Fewer intensive maintenance chemicals and paints are needed over the life of cast aluminium furniture. That is a practical environmental win as well as a time saver for owners.

Insights from the Foundry

“When people say ‘cast furniture’ they are often thinking of Victorian cast iron. The process is the same today, but the metal changes the behaviour in the mould. Aluminium runs faster and cools quicker than iron, so you must gate and vent the mould differently. Pour too fast and you can trap gas; too slow and you risk a cold shut where two fronts meet and do not fuse. Getting that right is what gives you crisp scrolls without weak spots.”

Alan Butterworth, Foundry Owner, Bacup

“The thickest sections, like arm junctions and deeper scrolls, hold heat longer. That is why we design the risers and feeders to pull sound metal into those areas as the casting shrinks.

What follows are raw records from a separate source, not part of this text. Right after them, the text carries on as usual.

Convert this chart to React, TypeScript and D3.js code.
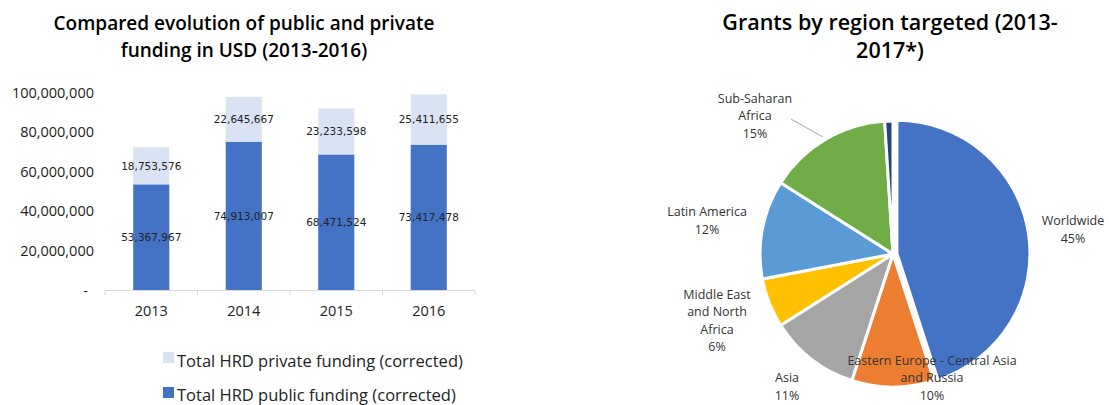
import React from "react";
import * as d3 from "d3";

const years = ["2013", "2014", "2015", "2016"];
const publicFunding = [53367967, 74913007, 68471524, 73417478];
const privateFunding = [18753576, 22645667, 23233598, 25411655];
const yTicks = [0, 20000000, 40000000, 60000000, 80000000, 100000000];

const regions = [
  "Worldwide",
  "Eastern Europe - Central Asia|and Russia",
  "Asia",
  "Middle East|and North|Africa",
  "Latin America",
  "Sub-Saharan|Africa",
  "Other",
];
const regionShares = [45, 10, 11, 6, 12, 15, 1];
const regionLabels = ["45%", "10%", "11%", "6%", "12%", "15%", ""];
const regionColors = ["#4472C4", "#ED7D31", "#A5A5A5", "#FFC000", "#5B9BD5", "#70AD47", "#264478"];
const regionExplode = [4, 0, 0, 0, 0, 0, 0];

const FONT = "'Open Sans', sans-serif";
const LABELFONT = "'DejaVu Sans', Verdana, sans-serif";

export default function App() {
  const x = d3.scaleBand().domain(years).range([105, 475]).paddingInner(0.61).paddingOuter(0.305);
  const y = d3.scaleLinear().domain([0, 100000000]).range([290, 92]);
  const fmt = d3.format(",");

  const pie = d3.pie<number>().sort(null).value((d) => d);
  const arcs = pie(regionShares);
  const R = 133;
  const arc = d3.arc<d3.PieArcDatum<number>>().innerRadius(0).outerRadius(R);
  const cx = 893, cy = 254;

  // label positions (manual placement like the reference, relative to pie centre)
  const labelPos: [number, number][] = [
    [180, -24],
    [39, 124],
    [-106, 133],
    [-176, 67],
    [-186, -33],
    [-138, -138],
    [0, 0],
  ];

  return (
    <svg width={1109} height={405} style={{ display: "block", position: "absolute", left: 0, top: 0, background: "#fff" }}>
      {/* Left chart title */}
      <text x={244} y={30} textAnchor="middle" fontFamily={FONT} fontWeight={600} fontSize={19} fill="#000">
        Compared evolution of public and private
      </text>
      <text x={244} y={57} textAnchor="middle" fontFamily={FONT} fontWeight={600} fontSize={19} fill="#000">
        funding in USD (2013-2016)
      </text>

      {/* y axis labels */}
      {yTicks.map((t) => (
        <text key={t} x={t === 0 ? 88 : 94} y={y(t) + 5.5} textAnchor="end" fontFamily={FONT} fontSize={14.5} fill="#222">
          {t === 0 ? "-" : fmt(t)}
        </text>
      ))}

      {/* bars */}
      {years.map((yr, i) => {
        const bx = x(yr)!;
        const bw = x.bandwidth();
        const p = publicFunding[i];
        const q = privateFunding[i];
        return (
          <g key={yr}>
            <rect x={bx} y={y(p)} width={bw} height={y(0) - y(p)} fill="#4472C4" />
            <rect x={bx} y={y(p + q)} width={bw} height={y(p) - y(p + q)} fill="#DAE3F3" />
            <text x={bx + bw / 2} y={y(p / 2) + 4} textAnchor="middle" fontFamily={LABELFONT} fontSize={10.5} fill="#222">
              {fmt(p)}
            </text>
            <text x={bx + bw / 2} y={y(p + q / 2) + 4} textAnchor="middle" fontFamily={LABELFONT} fontSize={10.5} fill="#222">
              {fmt(q)}
            </text>
          </g>
        );
      })}

      {/* x axis */}
      <line x1={105} x2={475} y1={290.5} y2={290.5} stroke="#D9D9D9" />
      {[0, 1, 2, 3, 4].map((k) => {
        const tx = 105 + (k * (475 - 105)) / 4;
        return <line key={k} x1={tx} x2={tx} y1={290} y2={295} stroke="#D9D9D9" />;
      })}
      {years.map((yr) => (
        <text key={yr} x={x(yr)! + x.bandwidth() / 2} y={316} textAnchor="middle" fontFamily={FONT} fontSize={14.5} fill="#222">
          {yr}
        </text>
      ))}

      {/* legend */}
      <rect x={163} y={352} width={11} height={11} fill="#DAE3F3" />
      <text x={177} y={367} fontFamily={FONT} fontSize={16.5} fill="#222">Total HRD private funding (corrected)</text>
      <rect x={163} y={387} width={11} height={11} fill="#4472C4" />
      <text x={177} y={401} fontFamily={FONT} fontSize={16.5} fill="#222">Total HRD public funding (corrected)</text>

      {/* Right chart title */}
      <text x={890} y={30} textAnchor="middle" fontFamily={FONT} fontWeight={600} fontSize={21.5} fill="#000">
        Grants by region targeted (2013-
      </text>
      <text x={890} y={58} textAnchor="middle" fontFamily={FONT} fontWeight={600} fontSize={21.5} fill="#000">
        2017*)
      </text>

      {/* pie */}
      <g transform={`translate(${cx},${cy})`}>
        {arcs.map((a, i) => {
          const mid = (a.startAngle + a.endAngle) / 2;
          const off = regionExplode[i];
          const tx = Math.sin(mid) * off;
          const ty = -Math.cos(mid) * off;
          return (
            <path
              key={i}
              d={arc(a)!}
              transform={`translate(${tx},${ty})`}
              fill={regionColors[i]}
              stroke="#fff"
              strokeWidth={3}
              strokeLinejoin="round"
            />
          );
        })}
      </g>

      {/* leader line for Sub-Saharan Africa */}
      <line x1={791} y1={119} x2={823} y2={137} stroke="#A6A6A6" strokeWidth={1} />

      {/* pie labels */}
      {arcs.map((a, i) => {
        if (!regionLabels[i]) return null;
        const lines = regions[i].split("|").concat([regionLabels[i]]);
        const [dx, dy] = labelPos[i];
        const lh = 17.5;
        const y0 = cy + dy - ((lines.length - 1) * lh) / 2;
        return (
          <text key={i} textAnchor="middle" fontFamily={FONT} fontSize={12.5} fill="#333">
            {lines.map((l, j) => (
              <tspan key={j} x={cx + dx} y={y0 + j * lh + 4}>
                {l}
              </tspan>
            ))}
          </text>
        );
      })}
    </svg>
  );
}
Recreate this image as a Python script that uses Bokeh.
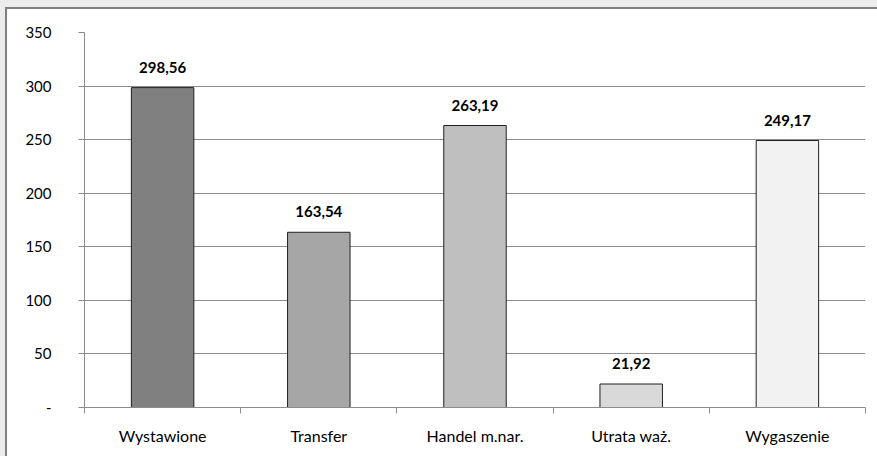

It matters for cleaning too. Dirt tends to settle in the same deep sections where the metal is densest, so a soft brush is the most useful tool you will own. Wipe the flats with a cloth, then brush the recesses so nothing hardens in the detail.”

Alan Butterworth

FAQs

Does cast aluminium rust like cast iron?

No. Aluminium does not rust in the way iron does. A powder-coated finish protects the surface, and even if it is chipped, the base metal will not rust. Keep it clean for the best long-term appearance.

Is cast aluminium strong enough compared to iron?

Yes. Well-designed cast aluminium furniture is engineered with appropriate sections and bracing. It feels solid in daily use whilst remaining lighter and easier to move than iron.

Why is Victorian cast iron still popular?

The Victorians popularised ornate casting in public spaces and gardens. The look became synonymous with longevity and civic pride. Many modern designs echo those motifs, now produced in aluminium for easier care.

What maintenance does cast aluminium need?

A gentle wash with warm soapy water, a rinse, and occasional brushing in the recesses. Avoid harsh abrasives. Covers in winter reduce cleaning time further.

Is cast aluminium more sustainable than cast iron?

Aluminium is widely recycled and can be recycled repeatedly. Lower maintenance demand and the use of recycled ingot can reduce environmental impact over the furniture’s life.

Final Thoughts

The difference between “cast” and “cast aluminium” is simple. Cast describes the process; cast aluminium tells you the metal. Cast iron carries undeniable Victorian charm, yet requires more maintenance and is heavy to live with.

Cast aluminium keeps the ornate look that people love, adds easier handling, and reduces upkeep. For most modern British gardens it offers the most practical path to a classic aesthetic that lasts.